For many kids, Halloween is a treat for the senses — filled with oozing textures, creepy sights and luscious candy-filled scents. But children with autism or other sensory processing issues may interpret and react differently to these holiday activities.
"Children with sensory processing challenges can easily become overwhelmed with the wide array of sounds, sights and textures at Halloween time,” says Sandra Schefkind, Pediatric Program Manager at the American Occupational Therapy Association. But that doesn't mean that these kids need to sit out the Halloween festivities. Here are five tips from the AOTA that can help parents make Halloween a positive experience for children with sensory challenges:
Get prepared. Halloween traditions often clash with established rules, like taking candy from strangers. To help children understand what Halloween is — and is not — read stories that reflect your values ahead of time. Unpredictable events like the unexpected “boo” or changes in routine like new foods or places can be challenging for some children. Reviewing and rehearsing the activities through stories, songs and pictures will help your child anticipate activities more favorably.

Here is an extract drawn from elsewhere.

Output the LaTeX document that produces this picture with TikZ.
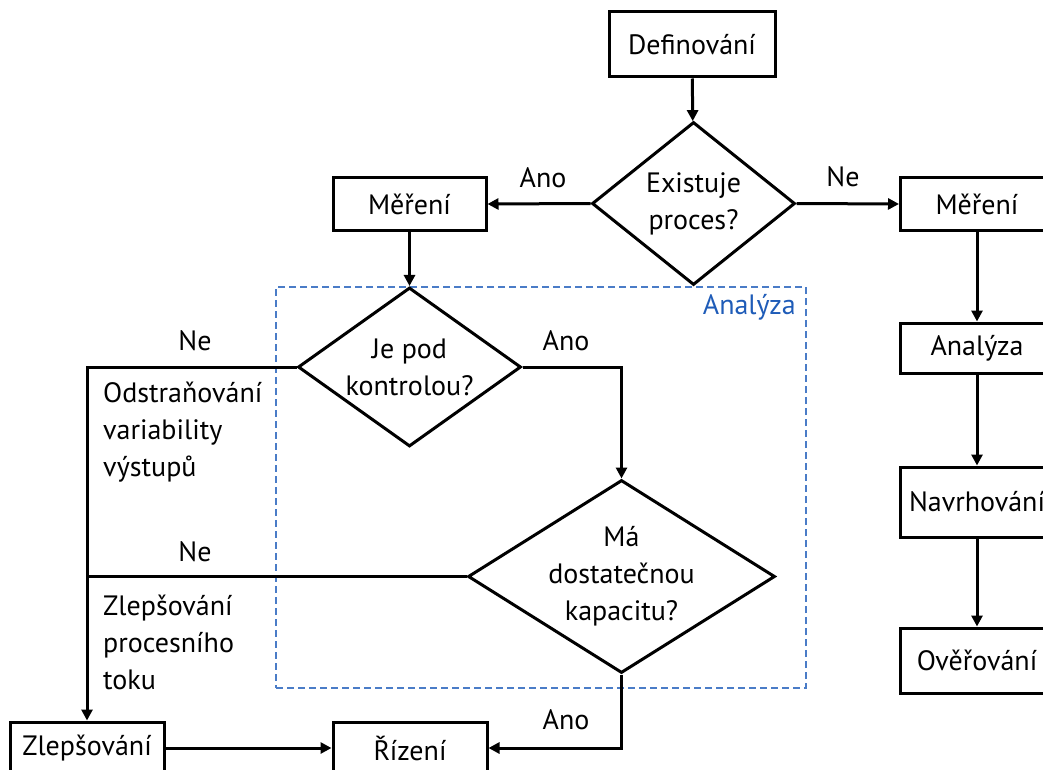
\documentclass[tikz,border=0pt]{standalone}
\usepackage{fontspec}
\setmainfont{PT Sans}
\usetikzlibrary{arrows.meta,shapes.geometric}
\definecolor{blueline}{HTML}{4A7CC7}
\definecolor{bluetext}{HTML}{1F5CB8}
\begin{document}
\begin{tikzpicture}[x=1pt,y=-1pt,
  font=\fontsize{28}{37}\selectfont,
  box/.style={draw,line width=3pt,inner sep=0pt,minimum width=153pt,minimum height=52pt},
  dia/.style={draw,diamond,line width=3pt,inner sep=0pt},
  dtext/.style={align=center,inner sep=0pt},
  conn/.style={line width=3pt},
  arr/.style={conn,-{Triangle[length=11pt,width=11pt]}},
  lbl/.style={inner sep=0pt},
  note/.style={align=left,inner sep=0pt,anchor=west}]
\useasboundingbox (0,0) rectangle (1043,770);

% analysis frame
\node[draw=blueline,line width=1.4pt,dash pattern=on 7pt off 4pt,
      minimum width=530pt,minimum height=401pt,inner sep=0pt] (frame) at (541,487.5) {};
\node[lbl,text=bluetext,anchor=east] (framelbl) at (796,307) {Analýza};

% boxes
\node[box,minimum width=166pt,minimum height=65pt] (def) at (692,44.5) {Definování};
\node[box] (merL) at (409.5,204) {Měření};
\node[box] (merR) at (977,204) {Měření};
\node[box,minimum height=50pt] (anR) at (977,348) {Analýza};
\node[box,minimum height=70pt] (navR) at (977,502) {Navrhování};
\node[box,minimum height=65pt] (overR) at (977,660.5) {Ověřování};
\node[box,minimum width=154pt] (zlep) at (87,748) {Zlepšování};
\node[box,minimum width=154pt] (riz) at (410,748) {Řízení};

% decisions
\node[dia,minimum width=203pt,minimum height=163pt,
      label={[dtext]center:{Existuje\\proces?}}] (d1) at (693.5,203.5) {};
\node[dia,minimum width=223pt,minimum height=159pt,
      label={[dtext]center:{Je pod\\kontrolou?}}] (d2) at (409.5,367) {};
\node[dia,minimum width=307pt,minimum height=193pt,
      label={[dtext]center:{Má\\dostatečnou\\kapacitu?}}] (d3) at (621.5,576.5) {};

% connectors
\draw[arr] (def) -- (d1);
\draw[arr] (d1.west) -- (merL.east);
\draw[arr] (d1.east) -- (merR.west);
\draw[arr] (merR) -- (anR);
\draw[arr] (anR) -- (navR);
\draw[arr] (navR) -- (overR);
\draw[arr] (merL) -- (d2);
\draw[arr] (d2.west) -| (zlep.north);
\draw[arr] (d2.east) -| (d3.north);
\draw[conn] (d3.west) -- (d3.west -| zlep.north);
\draw[arr] (d3.south) |- (riz.east);
\draw[arr] (zlep.east) -- (riz.west);

% branch labels
\node[lbl] (l1) at (543,178) {Ano};
\node[lbl] (l2) at (843,177) {Ne};
\node[lbl] (l3) at (195,341) {Ne};
\node[lbl] (l4) at (566,341) {Ano};
\node[lbl] (l5) at (195,552) {Ne};
\node[lbl] (l6) at (566,720) {Ano};

% notes along the left line
\node[note] (n1) at (103,432) {Odstraňování\\variability\\výstupů};
\node[note] (n2) at (103,642) {Zlepšování\\procesního\\toku};
\end{tikzpicture}
\end{document}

Make costumes safe, comfortable and imaginative. Before shopping, parents should share costume guidelines with their children to prevent in-store meltdowns. Children should wear costumes in advance to test their comfort level when walking, reaching and sitting. Costumes that are too long or loose pose safety concerns like tripping or catching fire. Masks are not recommended since they inhibit breathing and vision. Beware of costumes with exposed tags or elastic parts. Consider whether your child will feel too warm or cold in character. Will your child be willing to wear a coat over his costume? Makeup may also feel slimy, and its smell may be off-putting. Will your child think the fabric is too scratchy, tight, slippery or stiff?
Less is more. A child with sensory processing challenges may appreciate the “less is more” approach. For example, a short cape may be enough for a superhero costume or a green shirt could indicate a turtle or frog. Same goes for trick or treating. Keep it short so that your kids will enjoy the experience without feeling overwhelmed.
Practice. Minimize the anxiety of the day by explaining to kids how it will work, and let them practice the routine. Practice the sequence of walking to the door, saying “trick or treat,” putting the treat in the bag and offering “thank you” at homes of familiar neighbors. Children may benefit from starting early and avoiding the dark. Consider trick or treating on quiet streets or only at homes of family and friends to keep the comfort level high. Skip homes with flashing lights, loud noises and especially scary decorations. Review and rehearse street crossing. Explain the rules for eating candy on Halloween night. Will they be allowed to eat while trick-or-treating or will they need to wait until they get home? How much candy will they be allowed that evening?
Know your kid. Some children will seek opportunities to touch “eyeballs” and pumpkin innards because they enjoy touching wet or squishy textures. Other children will prefer to keep their hands dry by decorating jack-o'-lanterns with stickers and markers rather than carving. In school and at Halloween parties, devise strategies ahead of time by inquiring what activities will be offered. For example, a child who may not like bobbing for apples could participate by putting the apples in the bucket. Consider planning an event with a few friends and save large parties for the future.
There’s no place like home. Know when to stop the festivities. Look for signs of sensory overload in your child: fatigue, hyper-excitability, crying and combativeness. Often, children like handing out the candy just as much as receiving it.